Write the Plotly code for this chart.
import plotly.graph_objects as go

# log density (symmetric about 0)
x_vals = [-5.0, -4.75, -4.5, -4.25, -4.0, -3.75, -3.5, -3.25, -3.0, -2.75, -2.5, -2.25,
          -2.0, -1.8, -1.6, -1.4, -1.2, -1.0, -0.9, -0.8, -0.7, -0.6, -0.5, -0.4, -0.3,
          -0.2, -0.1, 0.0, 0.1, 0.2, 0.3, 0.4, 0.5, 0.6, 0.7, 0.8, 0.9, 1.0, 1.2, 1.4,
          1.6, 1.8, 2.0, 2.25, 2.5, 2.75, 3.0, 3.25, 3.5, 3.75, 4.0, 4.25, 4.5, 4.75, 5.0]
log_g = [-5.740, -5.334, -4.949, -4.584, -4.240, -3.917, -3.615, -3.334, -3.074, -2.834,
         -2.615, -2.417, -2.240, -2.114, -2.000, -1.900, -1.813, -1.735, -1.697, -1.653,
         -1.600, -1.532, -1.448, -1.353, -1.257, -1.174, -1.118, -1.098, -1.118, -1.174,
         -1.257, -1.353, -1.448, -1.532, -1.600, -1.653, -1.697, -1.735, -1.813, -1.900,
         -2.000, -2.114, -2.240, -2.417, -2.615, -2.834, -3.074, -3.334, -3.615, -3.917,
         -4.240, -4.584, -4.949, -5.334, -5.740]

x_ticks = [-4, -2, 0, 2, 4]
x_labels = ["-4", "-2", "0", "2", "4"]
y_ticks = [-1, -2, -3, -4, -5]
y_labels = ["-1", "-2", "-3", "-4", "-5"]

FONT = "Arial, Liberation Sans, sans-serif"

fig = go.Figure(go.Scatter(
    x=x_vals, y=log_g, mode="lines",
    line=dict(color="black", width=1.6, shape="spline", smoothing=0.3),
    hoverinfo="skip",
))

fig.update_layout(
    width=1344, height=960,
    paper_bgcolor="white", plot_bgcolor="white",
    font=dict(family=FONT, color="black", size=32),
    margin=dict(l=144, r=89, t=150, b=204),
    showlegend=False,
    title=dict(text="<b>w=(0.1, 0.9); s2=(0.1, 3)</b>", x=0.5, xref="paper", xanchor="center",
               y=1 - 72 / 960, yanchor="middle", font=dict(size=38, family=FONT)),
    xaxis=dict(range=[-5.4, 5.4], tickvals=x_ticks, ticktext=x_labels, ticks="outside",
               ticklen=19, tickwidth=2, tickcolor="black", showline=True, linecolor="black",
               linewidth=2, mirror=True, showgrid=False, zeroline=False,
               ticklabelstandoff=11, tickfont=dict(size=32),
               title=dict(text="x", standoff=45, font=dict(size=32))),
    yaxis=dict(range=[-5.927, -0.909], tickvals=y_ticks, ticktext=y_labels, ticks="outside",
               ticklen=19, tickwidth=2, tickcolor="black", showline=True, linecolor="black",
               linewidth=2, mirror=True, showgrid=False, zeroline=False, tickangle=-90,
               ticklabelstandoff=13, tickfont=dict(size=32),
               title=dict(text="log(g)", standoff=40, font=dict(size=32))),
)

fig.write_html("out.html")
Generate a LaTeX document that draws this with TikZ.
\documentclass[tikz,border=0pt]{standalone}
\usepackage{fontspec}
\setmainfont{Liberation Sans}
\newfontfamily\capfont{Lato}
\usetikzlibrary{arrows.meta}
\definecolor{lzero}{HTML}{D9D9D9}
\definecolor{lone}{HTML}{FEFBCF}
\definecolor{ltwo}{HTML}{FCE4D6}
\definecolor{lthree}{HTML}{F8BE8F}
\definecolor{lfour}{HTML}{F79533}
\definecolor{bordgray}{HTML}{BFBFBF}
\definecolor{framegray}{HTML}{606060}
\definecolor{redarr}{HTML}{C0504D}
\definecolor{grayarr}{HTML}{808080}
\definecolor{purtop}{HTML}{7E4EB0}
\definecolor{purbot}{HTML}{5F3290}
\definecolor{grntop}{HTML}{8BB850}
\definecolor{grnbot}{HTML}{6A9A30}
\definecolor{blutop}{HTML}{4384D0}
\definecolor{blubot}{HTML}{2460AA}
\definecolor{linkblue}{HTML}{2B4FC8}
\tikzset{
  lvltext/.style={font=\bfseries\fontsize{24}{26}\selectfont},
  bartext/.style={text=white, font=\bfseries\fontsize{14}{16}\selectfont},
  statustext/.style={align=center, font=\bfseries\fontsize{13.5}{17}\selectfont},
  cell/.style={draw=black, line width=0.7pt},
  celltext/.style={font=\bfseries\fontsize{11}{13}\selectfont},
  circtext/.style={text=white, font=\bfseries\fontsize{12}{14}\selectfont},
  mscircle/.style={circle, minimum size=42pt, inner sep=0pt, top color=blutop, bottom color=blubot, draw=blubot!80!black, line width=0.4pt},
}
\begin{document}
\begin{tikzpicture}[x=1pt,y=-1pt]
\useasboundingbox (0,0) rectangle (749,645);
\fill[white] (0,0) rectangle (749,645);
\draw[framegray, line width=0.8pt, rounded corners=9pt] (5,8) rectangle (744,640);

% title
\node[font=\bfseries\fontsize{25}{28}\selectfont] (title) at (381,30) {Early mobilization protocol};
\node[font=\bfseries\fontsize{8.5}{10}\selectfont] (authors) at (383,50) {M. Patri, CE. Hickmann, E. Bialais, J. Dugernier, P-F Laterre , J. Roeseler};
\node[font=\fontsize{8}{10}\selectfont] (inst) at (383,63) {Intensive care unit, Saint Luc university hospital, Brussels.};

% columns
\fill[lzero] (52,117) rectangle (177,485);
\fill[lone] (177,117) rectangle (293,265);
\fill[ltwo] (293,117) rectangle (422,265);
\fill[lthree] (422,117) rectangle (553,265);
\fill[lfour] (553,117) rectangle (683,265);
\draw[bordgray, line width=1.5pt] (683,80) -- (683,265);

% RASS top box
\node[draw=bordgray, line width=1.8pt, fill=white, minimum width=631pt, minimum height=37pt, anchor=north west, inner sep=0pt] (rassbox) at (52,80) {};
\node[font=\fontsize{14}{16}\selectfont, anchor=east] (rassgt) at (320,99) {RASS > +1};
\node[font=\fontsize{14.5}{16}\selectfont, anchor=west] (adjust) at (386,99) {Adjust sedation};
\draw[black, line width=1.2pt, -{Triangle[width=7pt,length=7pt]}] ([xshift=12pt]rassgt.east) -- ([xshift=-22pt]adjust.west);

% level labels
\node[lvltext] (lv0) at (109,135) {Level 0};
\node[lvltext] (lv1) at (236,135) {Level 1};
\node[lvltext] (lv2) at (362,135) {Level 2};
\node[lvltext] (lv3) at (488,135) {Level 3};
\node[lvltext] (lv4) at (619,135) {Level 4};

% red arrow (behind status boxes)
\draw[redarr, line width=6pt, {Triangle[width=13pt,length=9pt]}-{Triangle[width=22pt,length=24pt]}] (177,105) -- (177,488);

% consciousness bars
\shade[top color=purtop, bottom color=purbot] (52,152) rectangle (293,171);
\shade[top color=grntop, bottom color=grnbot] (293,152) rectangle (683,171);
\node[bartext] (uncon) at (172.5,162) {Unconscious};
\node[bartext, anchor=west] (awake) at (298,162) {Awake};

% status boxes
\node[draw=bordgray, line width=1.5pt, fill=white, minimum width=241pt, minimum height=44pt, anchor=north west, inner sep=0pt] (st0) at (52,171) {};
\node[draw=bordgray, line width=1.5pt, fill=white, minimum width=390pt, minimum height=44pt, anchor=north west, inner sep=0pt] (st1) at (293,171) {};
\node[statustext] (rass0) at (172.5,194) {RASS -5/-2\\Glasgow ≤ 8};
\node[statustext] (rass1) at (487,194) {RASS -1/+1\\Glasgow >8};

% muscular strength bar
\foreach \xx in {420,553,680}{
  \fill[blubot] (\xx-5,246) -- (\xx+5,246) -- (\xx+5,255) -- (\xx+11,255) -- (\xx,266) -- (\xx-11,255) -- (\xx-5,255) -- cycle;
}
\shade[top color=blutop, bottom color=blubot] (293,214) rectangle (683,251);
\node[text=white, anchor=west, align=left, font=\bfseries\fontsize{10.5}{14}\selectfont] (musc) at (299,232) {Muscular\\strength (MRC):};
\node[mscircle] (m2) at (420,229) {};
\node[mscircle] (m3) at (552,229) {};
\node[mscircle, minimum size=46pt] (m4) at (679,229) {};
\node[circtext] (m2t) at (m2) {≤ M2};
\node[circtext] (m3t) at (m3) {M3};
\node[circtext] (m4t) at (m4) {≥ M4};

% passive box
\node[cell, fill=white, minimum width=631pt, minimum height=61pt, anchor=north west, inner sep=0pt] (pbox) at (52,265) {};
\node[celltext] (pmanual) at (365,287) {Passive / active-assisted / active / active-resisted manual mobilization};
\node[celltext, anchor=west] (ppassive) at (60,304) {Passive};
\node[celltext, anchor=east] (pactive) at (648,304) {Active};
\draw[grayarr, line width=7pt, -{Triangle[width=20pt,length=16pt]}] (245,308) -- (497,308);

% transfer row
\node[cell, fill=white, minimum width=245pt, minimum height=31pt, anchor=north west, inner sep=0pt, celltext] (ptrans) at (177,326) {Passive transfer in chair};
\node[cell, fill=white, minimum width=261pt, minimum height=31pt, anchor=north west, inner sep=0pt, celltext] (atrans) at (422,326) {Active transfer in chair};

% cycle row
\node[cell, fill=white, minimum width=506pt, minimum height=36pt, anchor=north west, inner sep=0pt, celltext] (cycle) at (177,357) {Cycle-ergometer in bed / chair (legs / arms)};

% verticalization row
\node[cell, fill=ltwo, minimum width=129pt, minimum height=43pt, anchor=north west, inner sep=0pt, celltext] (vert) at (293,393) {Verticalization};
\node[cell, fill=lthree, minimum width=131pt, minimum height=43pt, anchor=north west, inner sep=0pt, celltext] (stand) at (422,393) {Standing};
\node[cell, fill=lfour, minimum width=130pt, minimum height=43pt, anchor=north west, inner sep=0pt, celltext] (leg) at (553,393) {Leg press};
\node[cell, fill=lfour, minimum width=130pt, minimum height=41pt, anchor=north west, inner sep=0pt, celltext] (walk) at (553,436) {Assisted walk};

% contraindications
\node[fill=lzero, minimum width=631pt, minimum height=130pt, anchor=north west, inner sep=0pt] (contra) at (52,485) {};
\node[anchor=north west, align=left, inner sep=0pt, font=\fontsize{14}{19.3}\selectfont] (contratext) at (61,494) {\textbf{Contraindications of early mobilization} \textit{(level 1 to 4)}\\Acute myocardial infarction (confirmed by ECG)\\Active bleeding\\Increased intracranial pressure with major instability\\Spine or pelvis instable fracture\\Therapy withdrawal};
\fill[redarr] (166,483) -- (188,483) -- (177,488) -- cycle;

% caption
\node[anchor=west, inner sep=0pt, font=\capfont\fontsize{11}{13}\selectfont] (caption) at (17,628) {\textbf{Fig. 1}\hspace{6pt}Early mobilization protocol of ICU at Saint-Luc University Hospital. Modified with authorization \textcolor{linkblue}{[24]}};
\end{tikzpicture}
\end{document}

Problem requirements: Return exactly the lines from the beginning of the data above through the one containing "import plotly.graph_objects as go", please. Include both end lines and add nothing else.

Answer to this task:
Write the Plotly code for this chart.
import plotly.graph_objects as go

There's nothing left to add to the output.